State inmates from the Richmond County Correctional Institute, assigned to
remove fallen trees and overgrown vegetation at the course, outnumbered players Tuesday morning, but they and a city crew repairing Red Douglas Clubhouse were a welcome sight, he said.
“It’ll take a while to get to get through repairing things,” Howerton said.
The repairs come later than many hoped. The Patch in Augusta LLC, which sought to use a 2009 sales tax allocation of $300,000 approved for the course when it took over operations last year, was denied the funds by the commission in March. Then last week, commissioners refused to make repairs for a trio of Augusta brothers who wanted to take over the nine-month-old lease after The Patch in Augusta quit paying its employees and the rent.

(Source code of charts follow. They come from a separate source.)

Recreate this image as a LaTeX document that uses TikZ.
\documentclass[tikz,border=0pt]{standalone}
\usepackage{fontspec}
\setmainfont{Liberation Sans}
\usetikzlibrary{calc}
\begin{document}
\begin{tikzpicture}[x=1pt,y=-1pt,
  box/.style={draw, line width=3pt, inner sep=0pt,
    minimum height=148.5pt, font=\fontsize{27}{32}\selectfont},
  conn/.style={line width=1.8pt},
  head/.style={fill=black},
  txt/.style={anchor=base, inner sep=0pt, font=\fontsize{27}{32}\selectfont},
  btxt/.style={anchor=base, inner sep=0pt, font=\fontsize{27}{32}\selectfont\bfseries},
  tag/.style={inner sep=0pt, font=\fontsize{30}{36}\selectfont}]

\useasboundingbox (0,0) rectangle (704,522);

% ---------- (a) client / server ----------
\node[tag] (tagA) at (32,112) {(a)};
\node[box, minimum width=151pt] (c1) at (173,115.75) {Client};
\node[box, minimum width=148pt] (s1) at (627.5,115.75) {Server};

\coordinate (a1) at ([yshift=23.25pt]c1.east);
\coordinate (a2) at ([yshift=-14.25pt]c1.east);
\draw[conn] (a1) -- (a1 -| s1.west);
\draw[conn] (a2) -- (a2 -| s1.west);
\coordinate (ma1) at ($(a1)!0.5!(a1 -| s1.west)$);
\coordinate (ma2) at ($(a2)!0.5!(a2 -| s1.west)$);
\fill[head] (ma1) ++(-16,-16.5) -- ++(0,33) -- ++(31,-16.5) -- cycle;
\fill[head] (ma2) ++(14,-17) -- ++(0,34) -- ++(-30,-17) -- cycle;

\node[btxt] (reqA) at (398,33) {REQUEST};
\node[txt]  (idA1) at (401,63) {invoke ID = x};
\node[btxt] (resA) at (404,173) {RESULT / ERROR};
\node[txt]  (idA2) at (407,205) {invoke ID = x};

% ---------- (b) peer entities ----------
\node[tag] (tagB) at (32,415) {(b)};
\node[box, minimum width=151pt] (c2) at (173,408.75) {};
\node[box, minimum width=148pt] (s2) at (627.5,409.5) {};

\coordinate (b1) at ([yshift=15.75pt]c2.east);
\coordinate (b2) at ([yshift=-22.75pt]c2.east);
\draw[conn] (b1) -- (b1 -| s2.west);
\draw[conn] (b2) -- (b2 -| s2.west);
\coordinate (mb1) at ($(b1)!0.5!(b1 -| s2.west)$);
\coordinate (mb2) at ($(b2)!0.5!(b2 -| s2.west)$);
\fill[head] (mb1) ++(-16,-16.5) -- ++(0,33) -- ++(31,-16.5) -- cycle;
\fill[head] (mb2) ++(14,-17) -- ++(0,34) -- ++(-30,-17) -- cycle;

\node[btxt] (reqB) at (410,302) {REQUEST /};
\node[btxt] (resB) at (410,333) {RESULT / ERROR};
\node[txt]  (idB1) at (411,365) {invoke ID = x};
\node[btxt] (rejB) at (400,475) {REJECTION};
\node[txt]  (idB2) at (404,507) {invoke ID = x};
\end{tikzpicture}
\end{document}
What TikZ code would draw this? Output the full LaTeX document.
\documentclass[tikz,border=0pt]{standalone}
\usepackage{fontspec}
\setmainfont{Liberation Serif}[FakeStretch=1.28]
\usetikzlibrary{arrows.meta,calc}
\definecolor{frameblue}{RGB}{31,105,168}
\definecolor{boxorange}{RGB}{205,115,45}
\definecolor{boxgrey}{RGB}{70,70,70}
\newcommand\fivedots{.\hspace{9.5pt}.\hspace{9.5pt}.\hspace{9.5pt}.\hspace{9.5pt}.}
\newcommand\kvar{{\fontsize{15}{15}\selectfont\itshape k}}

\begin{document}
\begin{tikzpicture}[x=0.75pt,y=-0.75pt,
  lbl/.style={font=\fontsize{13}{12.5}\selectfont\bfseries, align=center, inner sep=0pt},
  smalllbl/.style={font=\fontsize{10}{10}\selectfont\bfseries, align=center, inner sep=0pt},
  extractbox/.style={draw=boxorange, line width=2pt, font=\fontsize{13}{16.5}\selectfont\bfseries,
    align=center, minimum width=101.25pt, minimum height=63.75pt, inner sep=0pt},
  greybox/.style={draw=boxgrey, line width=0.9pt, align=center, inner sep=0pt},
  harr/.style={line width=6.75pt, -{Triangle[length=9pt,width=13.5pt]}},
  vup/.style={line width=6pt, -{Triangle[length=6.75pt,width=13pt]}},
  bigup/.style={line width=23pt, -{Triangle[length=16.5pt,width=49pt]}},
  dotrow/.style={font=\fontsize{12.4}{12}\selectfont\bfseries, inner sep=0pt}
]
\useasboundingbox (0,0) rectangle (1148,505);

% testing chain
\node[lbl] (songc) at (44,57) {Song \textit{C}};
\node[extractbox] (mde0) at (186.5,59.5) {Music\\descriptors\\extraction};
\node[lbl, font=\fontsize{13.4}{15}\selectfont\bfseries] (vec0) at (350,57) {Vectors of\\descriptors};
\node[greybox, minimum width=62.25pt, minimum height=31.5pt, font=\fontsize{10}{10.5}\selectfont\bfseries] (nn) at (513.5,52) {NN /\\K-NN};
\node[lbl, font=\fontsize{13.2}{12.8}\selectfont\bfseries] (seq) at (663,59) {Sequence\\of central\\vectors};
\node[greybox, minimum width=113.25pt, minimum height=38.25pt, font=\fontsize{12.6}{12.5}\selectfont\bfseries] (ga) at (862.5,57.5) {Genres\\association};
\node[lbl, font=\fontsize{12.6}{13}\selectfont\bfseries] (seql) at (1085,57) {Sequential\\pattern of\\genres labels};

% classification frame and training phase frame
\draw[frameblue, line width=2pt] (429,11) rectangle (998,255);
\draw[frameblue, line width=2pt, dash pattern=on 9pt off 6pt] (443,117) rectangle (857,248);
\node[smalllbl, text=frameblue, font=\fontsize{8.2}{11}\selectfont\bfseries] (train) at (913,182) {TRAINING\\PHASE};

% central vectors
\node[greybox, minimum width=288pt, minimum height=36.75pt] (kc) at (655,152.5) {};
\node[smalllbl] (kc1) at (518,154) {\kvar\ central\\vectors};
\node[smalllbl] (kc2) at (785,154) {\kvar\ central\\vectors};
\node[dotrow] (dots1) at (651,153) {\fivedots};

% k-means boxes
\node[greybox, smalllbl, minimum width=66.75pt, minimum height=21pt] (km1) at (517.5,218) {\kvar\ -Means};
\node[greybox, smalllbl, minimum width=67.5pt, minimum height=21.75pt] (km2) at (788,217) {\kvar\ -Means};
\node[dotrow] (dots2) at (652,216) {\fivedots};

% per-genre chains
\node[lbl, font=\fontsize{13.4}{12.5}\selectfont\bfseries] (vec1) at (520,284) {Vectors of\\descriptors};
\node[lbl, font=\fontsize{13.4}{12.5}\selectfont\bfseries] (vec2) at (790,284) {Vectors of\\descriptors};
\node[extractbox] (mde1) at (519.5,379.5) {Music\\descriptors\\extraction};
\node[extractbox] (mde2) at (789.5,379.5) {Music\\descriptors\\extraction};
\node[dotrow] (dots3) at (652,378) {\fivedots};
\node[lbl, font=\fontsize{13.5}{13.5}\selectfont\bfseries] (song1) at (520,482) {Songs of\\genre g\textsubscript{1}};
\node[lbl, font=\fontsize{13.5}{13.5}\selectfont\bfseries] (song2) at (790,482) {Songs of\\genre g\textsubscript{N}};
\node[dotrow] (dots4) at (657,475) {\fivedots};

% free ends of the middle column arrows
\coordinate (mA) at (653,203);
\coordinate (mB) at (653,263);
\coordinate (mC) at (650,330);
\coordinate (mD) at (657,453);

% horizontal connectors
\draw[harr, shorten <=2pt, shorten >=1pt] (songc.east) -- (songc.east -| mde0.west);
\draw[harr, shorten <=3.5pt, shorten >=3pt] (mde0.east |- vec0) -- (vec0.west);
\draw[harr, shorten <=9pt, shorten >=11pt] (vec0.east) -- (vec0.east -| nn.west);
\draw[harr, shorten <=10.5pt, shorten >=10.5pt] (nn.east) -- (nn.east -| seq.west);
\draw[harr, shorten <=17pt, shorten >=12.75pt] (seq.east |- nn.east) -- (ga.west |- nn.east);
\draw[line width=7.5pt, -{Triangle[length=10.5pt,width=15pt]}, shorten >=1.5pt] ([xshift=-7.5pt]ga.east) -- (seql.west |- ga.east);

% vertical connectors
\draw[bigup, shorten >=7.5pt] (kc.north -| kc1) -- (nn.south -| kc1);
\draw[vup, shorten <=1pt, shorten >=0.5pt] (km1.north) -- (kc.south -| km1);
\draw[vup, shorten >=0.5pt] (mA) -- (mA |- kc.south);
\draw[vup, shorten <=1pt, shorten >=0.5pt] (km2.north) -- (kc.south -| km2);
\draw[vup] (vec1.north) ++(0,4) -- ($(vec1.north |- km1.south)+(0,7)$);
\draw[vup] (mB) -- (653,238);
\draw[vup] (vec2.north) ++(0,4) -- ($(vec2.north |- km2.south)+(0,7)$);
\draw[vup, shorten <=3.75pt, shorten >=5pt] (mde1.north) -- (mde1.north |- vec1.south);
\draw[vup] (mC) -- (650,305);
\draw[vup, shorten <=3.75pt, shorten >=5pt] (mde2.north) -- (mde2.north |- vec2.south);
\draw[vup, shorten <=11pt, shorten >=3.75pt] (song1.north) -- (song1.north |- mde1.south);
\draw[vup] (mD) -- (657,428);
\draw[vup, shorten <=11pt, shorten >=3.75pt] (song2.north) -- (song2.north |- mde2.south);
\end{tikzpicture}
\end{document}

The commission authorized City Administrator Fred Russell to make the repairs using the sales tax funds Monday.
Floyd Strausser, a Patch member who’d walked nine holes by 9 a.m. Tuesday, said it was just that kind of commission politics that prompted him to move out of Augusta, where he’d lived and played the city course since 1968.
“For them to flat refuse to fix something that they own, that’s purely ridiculous,” Strausser said.
Strausser, like many loyal to the course, said The Patch in Augusta’s Brian Hendry, a Scottish businessman, and Hendry’s pro, Ronnie MacDonald, were nice guys but likely tried to do too much when they banned card games, instituted a dress code and made other organizational changes.
“This is not a champions’ course,” Strausser said. “This is for everyday joes.”
Free rounds, with no golf cars because Hendry terminated his Club Car lease, continue through Sunday.
Russell said he hoped to have a new private operator for the course within 40 days.